> [Dataset content]
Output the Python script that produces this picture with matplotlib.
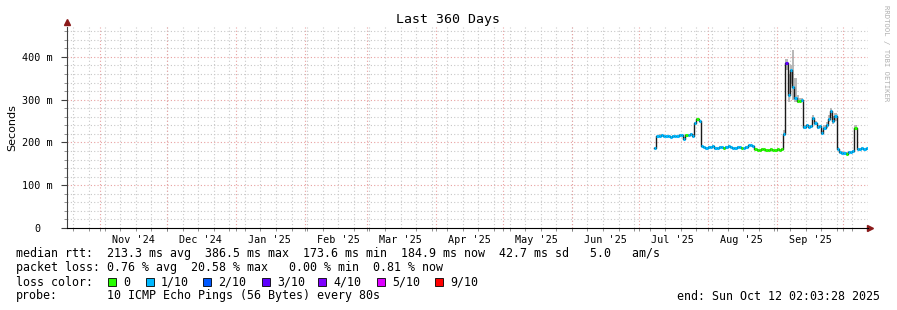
import datetime as dt
import matplotlib
matplotlib.use("Agg")
import matplotlib.pyplot as plt
import matplotlib.dates as mdates
from matplotlib.patches import Rectangle

# median rtt (ms), one value per day starting 2025-07-08
first_day = dt.datetime(2025, 7, 8)
rtt_median = [
    187, 214, 216, 218, 215, 214, 216, 212, 215, 216, 214, 217, 218, 209,   # Jul 8-21
    217, 218, 219, 216, 245, 255, 250, 192, 190, 188,                       # Jul 22-31
    190, 189, 191, 188, 187, 190, 189, 188, 190, 191, 189, 187, 188, 190,   # Aug 1-14
    189, 188, 186, 190, 193, 194, 191, 184, 183, 182, 184, 185, 183, 182,   # Aug 15-28
    184, 183, 182,                                                          # Aug 29-31
    184, 183, 185, 220, 385, 310, 370, 330, 305, 297, 298, 300, 236, 240,   # Sep 1-14
    237, 238, 258, 245, 236, 238, 222, 235, 240, 255, 273, 250, 262, 185,   # Sep 15-28
    178, 176,                                                               # Sep 29-30
    175, 174, 177, 178, 180, 234, 185, 184, 186, 185, 186,                  # Oct 1-11
]
rtt_max = [
    189, 216, 219, 220, 217, 216, 218, 215, 217, 218, 216, 219, 220, 212,
    219, 220, 221, 219, 249, 258, 253, 195, 192, 190,
    192, 191, 193, 190, 189, 192, 191, 190, 192, 193, 191, 189, 190, 192,
    191, 190, 188, 192, 195, 196, 193, 186, 185, 184, 186, 187, 185, 184,
    186, 185, 184,
    186, 185, 188, 228, 395, 360, 380, 416, 350, 310, 305, 304, 241, 244,
    241, 242, 264, 250, 240, 242, 226, 240, 248, 265, 280, 262, 270, 189,
    181, 179,
    178, 177, 180, 181, 183, 240, 188, 187, 189, 188, 189,
]
rtt_min = [
    185, 212, 214, 216, 213, 212, 214, 210, 213, 214, 212, 215, 216, 207,
    215, 216, 217, 214, 242, 250, 247, 190, 188, 186,
    188, 187, 189, 186, 185, 188, 187, 186, 188, 189, 187, 185, 186, 188,
    187, 186, 184, 188, 191, 192, 189, 182, 181, 180, 182, 183, 181, 180,
    182, 181, 180,
    182, 181, 183, 215, 370, 295, 340, 300, 295, 292, 294, 296, 232, 236,
    233, 234, 252, 240, 232, 234, 218, 230, 234, 248, 262, 243, 250, 182,
    175, 173,
    172, 171, 174, 175, 177, 228, 182, 181, 183, 182, 183,
]
# packet loss per day, in tenths
loss = [
    1, 1, 1, 1, 1, 1, 1, 1, 1, 1, 1, 1, 1, 1,
    0, 1, 1, 1, 1, 0, 1, 1, 1, 1,
    1, 1, 1, 1, 1, 1, 1, 0, 1, 1, 1, 1, 1, 1,
    1, 0, 1, 1, 1, 1, 1, 0, 0, 0, 0, 0, 0, 0,
    0, 0, 0,
    0, 0, 0, 1, 3, 1, 1, 1, 1, 0, 0, 1, 1, 1,
    1, 1, 1, 1, 1, 1, 1, 1, 1, 1, 1, 1, 1, 1,
    1, 1,
    1, 0, 1, 1, 1, 0, 1, 1, 1, 1, 1,
]

loss_labels = ["0", "1/10", "2/10", "3/10", "4/10", "5/10", "9/10"]
loss_colors = ["#26ff00", "#00b8ff", "#0059ff", "#5e00ff", "#7e00ff", "#dd00ff", "#ff0000"]
month_labels = ["Nov '24", "Dec '24", "Jan '25", "Feb '25", "Mar '25", "Apr '25",
                "May '25", "Jun '25", "Jul '25", "Aug '25", "Sep '25"]

start = dt.datetime(2024, 10, 17, 2, 3, 28)
end = dt.datetime(2025, 10, 12, 2, 3, 28)

mono = "DejaVu Sans Mono"

fig = plt.figure(figsize=(8.97, 3.10), dpi=100)
ax = fig.add_axes([67 / 897, (310 - 228) / 310, 801 / 897, 201 / 310])

# grid: weekly gray, monthly red, 20 ms gray, 100 ms red
week = dt.datetime(2024, 10, 20)
while week < end:
    ax.axvline(week, color="#c8c8c8", lw=0.8, ls=(0, (1, 2)), zorder=0)
    week += dt.timedelta(days=7)
months = [dt.datetime(2024 + (10 + k) // 12, (10 + k) % 12 + 1, 1) for k in range(12)]
for m in months:
    ax.axvline(m, color="#e8a0a0", lw=0.8, ls=(0, (1, 2)), zorder=0)
for v in range(20, 470, 20):
    if v % 100:
        ax.axhline(v, color="#c8c8c8", lw=0.8, ls=(0, (1, 2)), zorder=0)
    else:
        ax.axhline(v, color="#e8a0a0", lw=0.8, ls=(0, (1, 2)), zorder=0)

days = [first_day + dt.timedelta(days=i) for i in range(len(rtt_median) + 1)]
xd = mdates.date2num(days)

# smoke
ax.fill_between(xd[:-1], rtt_min, rtt_max, step="post", color="#b8b8b8", lw=0, zorder=1)
# median: black connectors, colored by loss
ax.step(xd[:-1], rtt_median, where="post", color="#1a1a1a", lw=1.0, zorder=2)
for i, v in enumerate(rtt_median):
    ax.hlines(v, xd[i], xd[i + 1], color=loss_colors[loss[i]], lw=2.2, zorder=3)

ax.set_xlim(start, end)
ax.set_ylim(0, 470)

ax.set_yticks(range(0, 500, 100))
ax.set_yticklabels(["0  "] + ["%d m" % v for v in range(100, 500, 100)],
                   family=mono, fontsize=7.3)
ax.set_yticks(range(0, 470, 20), minor=True)
ax.tick_params(axis="y", which="major", length=4, width=0.8, color="#404040", pad=6)
ax.tick_params(axis="y", which="minor", length=2, width=0.6, color="#808080")

mids = [dt.datetime(m.year, m.month, 16) for m in months[:-1]]
ax.set_xticks(mids)
ax.set_xticklabels(month_labels, family=mono, fontsize=7.3)
ax.tick_params(axis="x", which="major", length=0, pad=5)
ax.set_xticks(months + [dt.datetime(2024, 10, 20) + dt.timedelta(days=7 * k) for k in range(52)],
              minor=True)
ax.tick_params(axis="x", which="minor", length=2, width=0.6, color="#808080")

for s in ["top", "right"]:
    ax.spines[s].set_visible(False)
ax.spines["left"].set_color("#404040")
ax.spines["bottom"].set_color("black")
ax.spines["left"].set_zorder(4)
ax.spines["bottom"].set_zorder(4)

ax.plot([0], [1.025], marker="^", color="#8b1a1a", ms=5, transform=ax.transAxes, clip_on=False)
ax.plot([1.003], [0], marker=">", color="#8b1a1a", ms=5, transform=ax.transAxes, clip_on=False)

ax.set_ylabel("Seconds", fontsize=8, labelpad=10)
ax.yaxis.set_label_coords(-0.062, 0.5)
fig.text(448 / 897, 1 - 19 / 310, "Last 360 Days", family=mono, fontsize=9.5,
         ha="center", va="center")
fig.text(886 / 897, 1 - 5 / 310, "RRDTOOL / TOBI OETIKER", family=mono, fontsize=5.2,
         color="#b0b0b0", rotation=-90, ha="center", va="top")

# legend rows
def row(y_px, x_px, s, ha="left"):
    fig.text(x_px / 897, 1 - y_px / 310, s, family=mono, fontsize=8.4, ha=ha, va="center")

row(254, 16, "median rtt:  213.3 ms avg  386.5 ms max  173.6 ms min  184.9 ms now  42.7 ms sd   5.0   am/s")
row(268, 16, "packet loss: 0.76 % avg  20.58 % max   0.00 % min  0.81 % now")
row(282, 16, "loss color:")
box_x = [108, 146, 203, 262, 318, 377, 435]
for bx, lab, col in zip(box_x, loss_labels, loss_colors):
    fig.patches.append(Rectangle((bx / 897, 1 - 286 / 310), 8 / 897, 8 / 310,
                                 transform=fig.transFigure, facecolor=col,
                                 edgecolor="black", lw=0.6))
    row(282, bx + 15, lab)
row(296, 16, "probe:")
row(296, 107, "10 ICMP Echo Pings (56 Bytes) every 80s")
row(296, 880, "end: Sun Oct 12 02:03:28 2025", ha="right")

fig.savefig("out.png", dpi=100, facecolor="white")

> [Required task] Take the lines from the start of the material to the line with "from matplotlib.patches import Rectangle", both included, and transcribe them exactly without the pictures.

> [Full response]
Output the Python script that produces this picture with matplotlib.
import datetime as dt
import matplotlib
matplotlib.use("Agg")
import matplotlib.pyplot as plt
import matplotlib.dates as mdates
from matplotlib.patches import Rectangle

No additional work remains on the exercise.